Re: içki basligin devami

#34373
Anonim
Pasif

Dostum, Hristiyanlık insanın her tür aşırılıklardan sıyrılıp Tanrı’nın kendisini yaratmış olduğu has insani duruma dönmesidir de herşeyden evvel. Zaten insan sade, doğal durumuna, orta yola dönmedi mi en evvel, onun ötesi olan Semalar Saltanatı vatandaşlığına da adım atamaz. Doğallık, fazlalıksızlık ve eksiksizlik yolu olan bu ‘orta yol’da ne bir baba kızı biriyle akşam birlikte yemek yemeye çıktı diye dayak atar, ‘öldürür’ (maddi veya mecazi, hangi anlamda olursa olsun) ne de kızının hayatta nasıl bir yol alacağına dair gamsızlık gösterir.

Günümüz dünyası ne yazık ki iki uç arasında, aslı olmayan bir ikilemde sıkışmış kalmış. Bir taraftan Hristiyanlığı sadece tarih kitaplarında kalmış ateist bile olmayan, varlıksal konulardaki kaygısını tüketicilik, pornografi ve sapkın cinsellikte gömmeye, kendisine unutturmaya çalışan seküler Batı insanı, bir taraftan da insanı insan yapan vicdani serbestiye zerre kadar saygısı olmayan, tehdit, şiddet ve gaddarlık yoluyla Tanrı’ya ulaştırabileceğini sanan İslamiyet… Her ikisi de çıkmaz yollar.

Tabi… samimi ve dürüst olunması gerekirse iki illetin daha az zararlı olanı bu genel amaçsızlığının içersinde, kör topal da olsa din konusundaki vicdani serbestiye de varolma payı bırakabilen seküler Batı dünyası. Bu vicdani serbestiye pay bırakabilme salihliği de kuşkusuz yüzyıllardır kültürel köklerini beslemiş olan ‘isteyen beni izler’ diyen, ister maddi anlamda olsun ister manevi hayatta iş halletmenin şiddetle olamayacağında bunca ısrarlı Hz. İsa Mesih’in öğretisi sayesinde var olan bir şey.

Hristiyanlık yolu bu aşırılıklarda yaşayan düşkün dünyada yalnız bir yol.
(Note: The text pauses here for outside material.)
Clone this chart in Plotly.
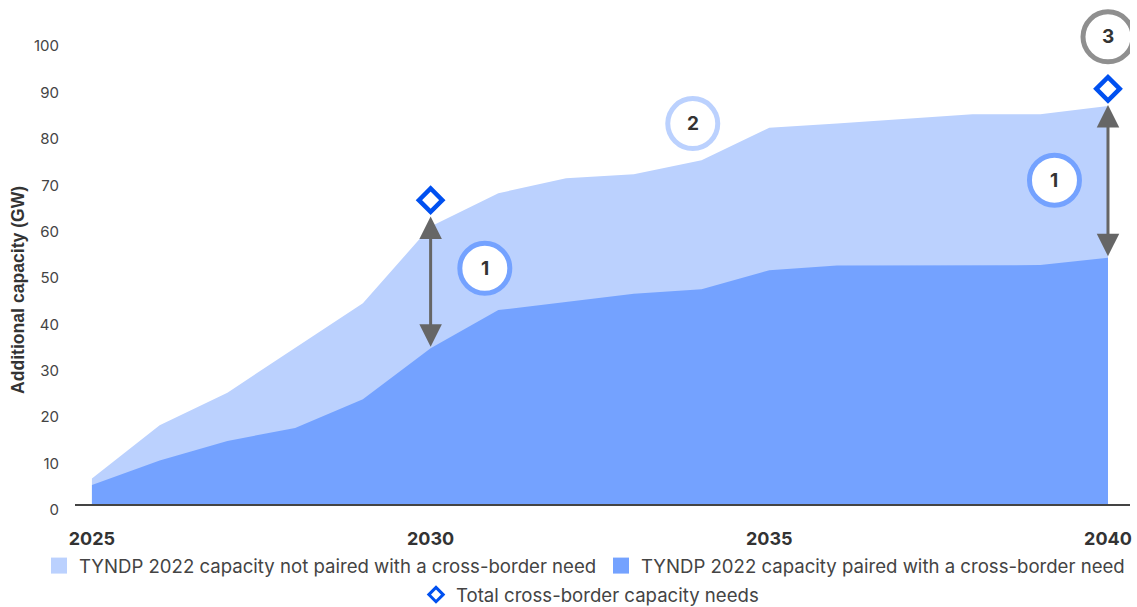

Bu yola düşmüş ferdin tek dermanı Tanrı. Başka kimse. İşte bu yüzdendir ki bu yola girmek isteyen bunu göze almalı. Bu yolda insani desteklere güvenip de girmek yoktur. Hristiyanlık bir hastalıktır. Ağırlıkta benzeri olmayan bir hastalık. Desteği beşerde aramaya karşı, dolayısıyla da günaha karşı hastalanmaktır. İnsan Hz. İsa Mesih’in fiilen diri, günlük hayattaki mevcudiyetine ‘battıkça’ günahta sendelemeye başlar. Günaha karşı sakat olur, zamanla da tamamen felç olur. İşte o an varlıksal kurtuluşunun eşiğindedir artık. Semalar Saltanatı’nın avlusundadır. Yeni bir insandır, tümden.

Eski, Hristiyanlığın yaklaşık ilk üçyüzüncü yılında yaşamış büyük çöl zahitlerinden birine sormuşlar, ‘ne yapmalı diye’, o da cevap vermiş ‘insan’ demiş ‘Tanrı’ ile tamamen başbaşa kalamadı mı herşey boş, bir yere ilerleyebileceği yok’. İşte Hristiyanlığın püf noktası tam da burda yatar. Hz. İsa misali çarmıhı sırta alıp Golgotha’yı tek başına, sadece Tanrı ile başbaşa çıkmakta. Var mısınız öyle bir yola? Varsanız buyrun çarmıha… yoksanız gidin, bulun içersinde boş hayali destek ve güvenler sağlayacak ortamlara, ideolojilere, resmileşmiş, dünyevi güçleri olan dinlere, Yeni Çağ pratiklerine falan… Nasılsa can atıyorlar ‘ordularının’ saflarına şahsi ihtiyarı (insanlığı yani) körelmiş neferler katmaya.

Kısacası… siz bilirsiniz. Serbestsiniz… Sorumlusunuz da. İnsansınız çünkü.